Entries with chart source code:
========================

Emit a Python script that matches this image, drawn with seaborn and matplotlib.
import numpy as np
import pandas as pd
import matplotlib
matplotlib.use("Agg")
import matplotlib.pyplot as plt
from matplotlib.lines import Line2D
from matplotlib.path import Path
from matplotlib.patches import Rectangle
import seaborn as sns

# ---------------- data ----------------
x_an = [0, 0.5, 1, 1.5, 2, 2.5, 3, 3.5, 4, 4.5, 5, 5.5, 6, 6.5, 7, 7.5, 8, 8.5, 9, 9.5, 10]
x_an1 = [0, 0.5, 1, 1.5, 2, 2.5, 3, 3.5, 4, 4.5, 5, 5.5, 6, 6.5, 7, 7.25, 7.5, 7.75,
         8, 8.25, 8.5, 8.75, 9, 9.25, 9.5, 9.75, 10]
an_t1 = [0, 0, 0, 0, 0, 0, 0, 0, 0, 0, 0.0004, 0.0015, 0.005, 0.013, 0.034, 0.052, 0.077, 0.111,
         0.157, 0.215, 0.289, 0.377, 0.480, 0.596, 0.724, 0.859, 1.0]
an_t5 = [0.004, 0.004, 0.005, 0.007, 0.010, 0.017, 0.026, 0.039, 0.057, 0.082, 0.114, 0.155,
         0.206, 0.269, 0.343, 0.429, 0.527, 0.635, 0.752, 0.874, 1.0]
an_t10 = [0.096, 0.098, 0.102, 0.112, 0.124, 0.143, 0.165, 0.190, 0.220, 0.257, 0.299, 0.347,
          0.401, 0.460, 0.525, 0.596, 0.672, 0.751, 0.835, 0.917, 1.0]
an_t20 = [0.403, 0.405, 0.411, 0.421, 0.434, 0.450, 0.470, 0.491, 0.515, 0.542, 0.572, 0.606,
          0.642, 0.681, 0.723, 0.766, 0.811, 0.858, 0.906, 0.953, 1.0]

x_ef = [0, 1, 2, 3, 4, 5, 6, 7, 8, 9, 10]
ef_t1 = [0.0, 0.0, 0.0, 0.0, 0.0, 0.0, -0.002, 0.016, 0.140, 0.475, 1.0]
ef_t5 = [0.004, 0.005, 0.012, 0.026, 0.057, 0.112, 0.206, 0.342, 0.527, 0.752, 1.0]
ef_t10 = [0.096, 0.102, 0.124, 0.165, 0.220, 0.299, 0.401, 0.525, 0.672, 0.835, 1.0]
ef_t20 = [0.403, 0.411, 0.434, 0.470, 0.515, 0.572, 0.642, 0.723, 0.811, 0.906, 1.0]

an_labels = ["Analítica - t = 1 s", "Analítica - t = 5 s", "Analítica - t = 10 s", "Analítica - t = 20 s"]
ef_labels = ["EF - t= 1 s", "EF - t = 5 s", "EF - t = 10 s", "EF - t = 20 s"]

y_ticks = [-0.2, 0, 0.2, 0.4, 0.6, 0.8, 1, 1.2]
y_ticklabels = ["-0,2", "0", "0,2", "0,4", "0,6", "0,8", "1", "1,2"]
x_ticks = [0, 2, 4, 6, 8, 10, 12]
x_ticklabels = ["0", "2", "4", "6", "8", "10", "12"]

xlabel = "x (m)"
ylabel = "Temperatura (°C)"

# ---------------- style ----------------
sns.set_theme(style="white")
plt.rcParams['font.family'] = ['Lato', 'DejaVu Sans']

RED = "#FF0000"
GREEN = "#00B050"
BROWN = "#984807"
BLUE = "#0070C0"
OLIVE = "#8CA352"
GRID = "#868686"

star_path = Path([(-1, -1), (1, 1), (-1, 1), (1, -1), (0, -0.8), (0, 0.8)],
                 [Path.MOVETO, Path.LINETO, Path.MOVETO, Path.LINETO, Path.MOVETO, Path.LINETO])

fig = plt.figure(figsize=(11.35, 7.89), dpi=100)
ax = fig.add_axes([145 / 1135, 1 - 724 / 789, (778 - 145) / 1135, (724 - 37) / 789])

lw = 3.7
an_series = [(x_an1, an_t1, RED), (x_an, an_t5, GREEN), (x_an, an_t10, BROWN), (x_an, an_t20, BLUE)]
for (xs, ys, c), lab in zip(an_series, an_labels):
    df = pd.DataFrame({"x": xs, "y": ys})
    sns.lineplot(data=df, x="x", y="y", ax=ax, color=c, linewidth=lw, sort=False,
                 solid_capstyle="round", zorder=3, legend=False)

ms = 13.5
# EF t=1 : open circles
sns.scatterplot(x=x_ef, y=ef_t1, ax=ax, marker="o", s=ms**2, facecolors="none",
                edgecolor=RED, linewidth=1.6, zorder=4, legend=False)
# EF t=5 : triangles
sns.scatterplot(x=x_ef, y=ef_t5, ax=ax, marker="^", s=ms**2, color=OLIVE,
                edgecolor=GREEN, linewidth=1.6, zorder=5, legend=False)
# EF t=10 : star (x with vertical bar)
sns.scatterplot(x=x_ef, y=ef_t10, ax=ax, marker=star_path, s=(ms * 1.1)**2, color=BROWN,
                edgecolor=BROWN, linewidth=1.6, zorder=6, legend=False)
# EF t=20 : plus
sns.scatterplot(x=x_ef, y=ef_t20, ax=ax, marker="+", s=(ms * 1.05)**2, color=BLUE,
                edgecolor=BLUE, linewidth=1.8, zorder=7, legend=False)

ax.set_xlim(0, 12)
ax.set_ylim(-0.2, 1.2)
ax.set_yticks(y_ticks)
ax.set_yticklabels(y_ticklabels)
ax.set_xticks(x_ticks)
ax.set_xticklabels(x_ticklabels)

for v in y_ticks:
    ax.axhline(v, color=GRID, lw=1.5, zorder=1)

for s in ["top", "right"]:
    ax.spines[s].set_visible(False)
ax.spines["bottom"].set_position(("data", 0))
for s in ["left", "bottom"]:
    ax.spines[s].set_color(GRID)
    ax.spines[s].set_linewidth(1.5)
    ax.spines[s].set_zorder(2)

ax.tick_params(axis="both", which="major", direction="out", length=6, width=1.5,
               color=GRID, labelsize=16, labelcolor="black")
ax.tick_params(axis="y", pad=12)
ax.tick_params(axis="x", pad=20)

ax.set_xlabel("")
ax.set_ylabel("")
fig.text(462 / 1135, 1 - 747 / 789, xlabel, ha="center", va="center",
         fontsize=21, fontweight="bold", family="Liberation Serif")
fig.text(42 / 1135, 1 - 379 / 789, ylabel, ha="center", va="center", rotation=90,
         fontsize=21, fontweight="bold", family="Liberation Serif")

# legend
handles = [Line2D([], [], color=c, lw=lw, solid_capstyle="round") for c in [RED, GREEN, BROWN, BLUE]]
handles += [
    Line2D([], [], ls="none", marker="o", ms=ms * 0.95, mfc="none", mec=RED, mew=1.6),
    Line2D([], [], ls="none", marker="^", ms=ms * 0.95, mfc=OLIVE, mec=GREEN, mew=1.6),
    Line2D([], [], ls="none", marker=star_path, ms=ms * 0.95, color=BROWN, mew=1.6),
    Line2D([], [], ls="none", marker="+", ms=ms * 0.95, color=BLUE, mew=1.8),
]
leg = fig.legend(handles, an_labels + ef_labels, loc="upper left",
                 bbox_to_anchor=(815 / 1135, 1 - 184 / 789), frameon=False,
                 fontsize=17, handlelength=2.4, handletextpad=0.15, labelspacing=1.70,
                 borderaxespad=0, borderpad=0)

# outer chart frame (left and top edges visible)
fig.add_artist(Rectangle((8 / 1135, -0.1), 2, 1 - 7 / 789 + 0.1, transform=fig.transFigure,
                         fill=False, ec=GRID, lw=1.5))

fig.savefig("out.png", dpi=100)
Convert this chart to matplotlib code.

========================

Stated problem: Transcribe every entry verbatim.

Exercise answer:
Emit a Python script that matches this image, drawn with seaborn and matplotlib.
import numpy as np
import pandas as pd
import matplotlib
matplotlib.use("Agg")
import matplotlib.pyplot as plt
from matplotlib.lines import Line2D
from matplotlib.path import Path
from matplotlib.patches import Rectangle
import seaborn as sns

# ---------------- data ----------------
x_an = [0, 0.5, 1, 1.5, 2, 2.5, 3, 3.5, 4, 4.5, 5, 5.5, 6, 6.5, 7, 7.5, 8, 8.5, 9, 9.5, 10]
x_an1 = [0, 0.5, 1, 1.5, 2, 2.5, 3, 3.5, 4, 4.5, 5, 5.5, 6, 6.5, 7, 7.25, 7.5, 7.75,
         8, 8.25, 8.5, 8.75, 9, 9.25, 9.5, 9.75, 10]
an_t1 = [0, 0, 0, 0, 0, 0, 0, 0, 0, 0, 0.0004, 0.0015, 0.005, 0.013, 0.034, 0.052, 0.077, 0.111,
         0.157, 0.215, 0.289, 0.377, 0.480, 0.596, 0.724, 0.859, 1.0]
an_t5 = [0.004, 0.004, 0.005, 0.007, 0.010, 0.017, 0.026, 0.039, 0.057, 0.082, 0.114, 0.155,
         0.206, 0.269, 0.343, 0.429, 0.527, 0.635, 0.752, 0.874, 1.0]
an_t10 = [0.096, 0.098, 0.102, 0.112, 0.124, 0.143, 0.165, 0.190, 0.220, 0.257, 0.299, 0.347,
          0.401, 0.460, 0.525, 0.596, 0.672, 0.751, 0.835, 0.917, 1.0]
an_t20 = [0.403, 0.405, 0.411, 0.421, 0.434, 0.450, 0.470, 0.491, 0.515, 0.542, 0.572, 0.606,
          0.642, 0.681, 0.723, 0.766, 0.811, 0.858, 0.906, 0.953, 1.0]

x_ef = [0, 1, 2, 3, 4, 5, 6, 7, 8, 9, 10]
ef_t1 = [0.0, 0.0, 0.0, 0.0, 0.0, 0.0, -0.002, 0.016, 0.140, 0.475, 1.0]
ef_t5 = [0.004, 0.005, 0.012, 0.026, 0.057, 0.112, 0.206, 0.342, 0.527, 0.752, 1.0]
ef_t10 = [0.096, 0.102, 0.124, 0.165, 0.220, 0.299, 0.401, 0.525, 0.672, 0.835, 1.0]
ef_t20 = [0.403, 0.411, 0.434, 0.470, 0.515, 0.572, 0.642, 0.723, 0.811, 0.906, 1.0]

an_labels = ["Analítica - t = 1 s", "Analítica - t = 5 s", "Analítica - t = 10 s", "Analítica - t = 20 s"]
ef_labels = ["EF - t= 1 s", "EF - t = 5 s", "EF - t = 10 s", "EF - t = 20 s"]

y_ticks = [-0.2, 0, 0.2, 0.4, 0.6, 0.8, 1, 1.2]
y_ticklabels = ["-0,2", "0", "0,2", "0,4", "0,6", "0,8", "1", "1,2"]
x_ticks = [0, 2, 4, 6, 8, 10, 12]
x_ticklabels = ["0", "2", "4", "6", "8", "10", "12"]

xlabel = "x (m)"
ylabel = "Temperatura (°C)"

# ---------------- style ----------------
sns.set_theme(style="white")
plt.rcParams['font.family'] = ['Lato', 'DejaVu Sans']

RED = "#FF0000"
GREEN = "#00B050"
BROWN = "#984807"
BLUE = "#0070C0"
OLIVE = "#8CA352"
GRID = "#868686"

star_path = Path([(-1, -1), (1, 1), (-1, 1), (1, -1), (0, -0.8), (0, 0.8)],
                 [Path.MOVETO, Path.LINETO, Path.MOVETO, Path.LINETO, Path.MOVETO, Path.LINETO])

fig = plt.figure(figsize=(11.35, 7.89), dpi=100)
ax = fig.add_axes([145 / 1135, 1 - 724 / 789, (778 - 145) / 1135, (724 - 37) / 789])

lw = 3.7
an_series = [(x_an1, an_t1, RED), (x_an, an_t5, GREEN), (x_an, an_t10, BROWN), (x_an, an_t20, BLUE)]
for (xs, ys, c), lab in zip(an_series, an_labels):
    df = pd.DataFrame({"x": xs, "y": ys})
    sns.lineplot(data=df, x="x", y="y", ax=ax, color=c, linewidth=lw, sort=False,
                 solid_capstyle="round", zorder=3, legend=False)

ms = 13.5
# EF t=1 : open circles
sns.scatterplot(x=x_ef, y=ef_t1, ax=ax, marker="o", s=ms**2, facecolors="none",
                edgecolor=RED, linewidth=1.6, zorder=4, legend=False)
# EF t=5 : triangles
sns.scatterplot(x=x_ef, y=ef_t5, ax=ax, marker="^", s=ms**2, color=OLIVE,
                edgecolor=GREEN, linewidth=1.6, zorder=5, legend=False)
# EF t=10 : star (x with vertical bar)
sns.scatterplot(x=x_ef, y=ef_t10, ax=ax, marker=star_path, s=(ms * 1.1)**2, color=BROWN,
                edgecolor=BROWN, linewidth=1.6, zorder=6, legend=False)
# EF t=20 : plus
sns.scatterplot(x=x_ef, y=ef_t20, ax=ax, marker="+", s=(ms * 1.05)**2, color=BLUE,
                edgecolor=BLUE, linewidth=1.8, zorder=7, legend=False)

ax.set_xlim(0, 12)
ax.set_ylim(-0.2, 1.2)
ax.set_yticks(y_ticks)
ax.set_yticklabels(y_ticklabels)
ax.set_xticks(x_ticks)
ax.set_xticklabels(x_ticklabels)

for v in y_ticks:
    ax.axhline(v, color=GRID, lw=1.5, zorder=1)

for s in ["top", "right"]:
    ax.spines[s].set_visible(False)
ax.spines["bottom"].set_position(("data", 0))
for s in ["left", "bottom"]:
    ax.spines[s].set_color(GRID)
    ax.spines[s].set_linewidth(1.5)
    ax.spines[s].set_zorder(2)

ax.tick_params(axis="both", which="major", direction="out", length=6, width=1.5,
               color=GRID, labelsize=16, labelcolor="black")
ax.tick_params(axis="y", pad=12)
ax.tick_params(axis="x", pad=20)

ax.set_xlabel("")
ax.set_ylabel("")
fig.text(462 / 1135, 1 - 747 / 789, xlabel, ha="center", va="center",
         fontsize=21, fontweight="bold", family="Liberation Serif")
fig.text(42 / 1135, 1 - 379 / 789, ylabel, ha="center", va="center", rotation=90,
         fontsize=21, fontweight="bold", family="Liberation Serif")

# legend
handles = [Line2D([], [], color=c, lw=lw, solid_capstyle="round") for c in [RED, GREEN, BROWN, BLUE]]
handles += [
    Line2D([], [], ls="none", marker="o", ms=ms * 0.95, mfc="none", mec=RED, mew=1.6),
    Line2D([], [], ls="none", marker="^", ms=ms * 0.95, mfc=OLIVE, mec=GREEN, mew=1.6),
    Line2D([], [], ls="none", marker=star_path, ms=ms * 0.95, color=BROWN, mew=1.6),
    Line2D([], [], ls="none", marker="+", ms=ms * 0.95, color=BLUE, mew=1.8),
]
leg = fig.legend(handles, an_labels + ef_labels, loc="upper left",
                 bbox_to_anchor=(815 / 1135, 1 - 184 / 789), frameon=False,
                 fontsize=17, handlelength=2.4, handletextpad=0.15, labelspacing=1.70,
                 borderaxespad=0, borderpad=0)

# outer chart frame (left and top edges visible)
fig.add_artist(Rectangle((8 / 1135, -0.1), 2, 1 - 7 / 789 + 0.1, transform=fig.transFigure,
                         fill=False, ec=GRID, lw=1.5))

fig.savefig("out.png", dpi=100)
Convert this chart to matplotlib code.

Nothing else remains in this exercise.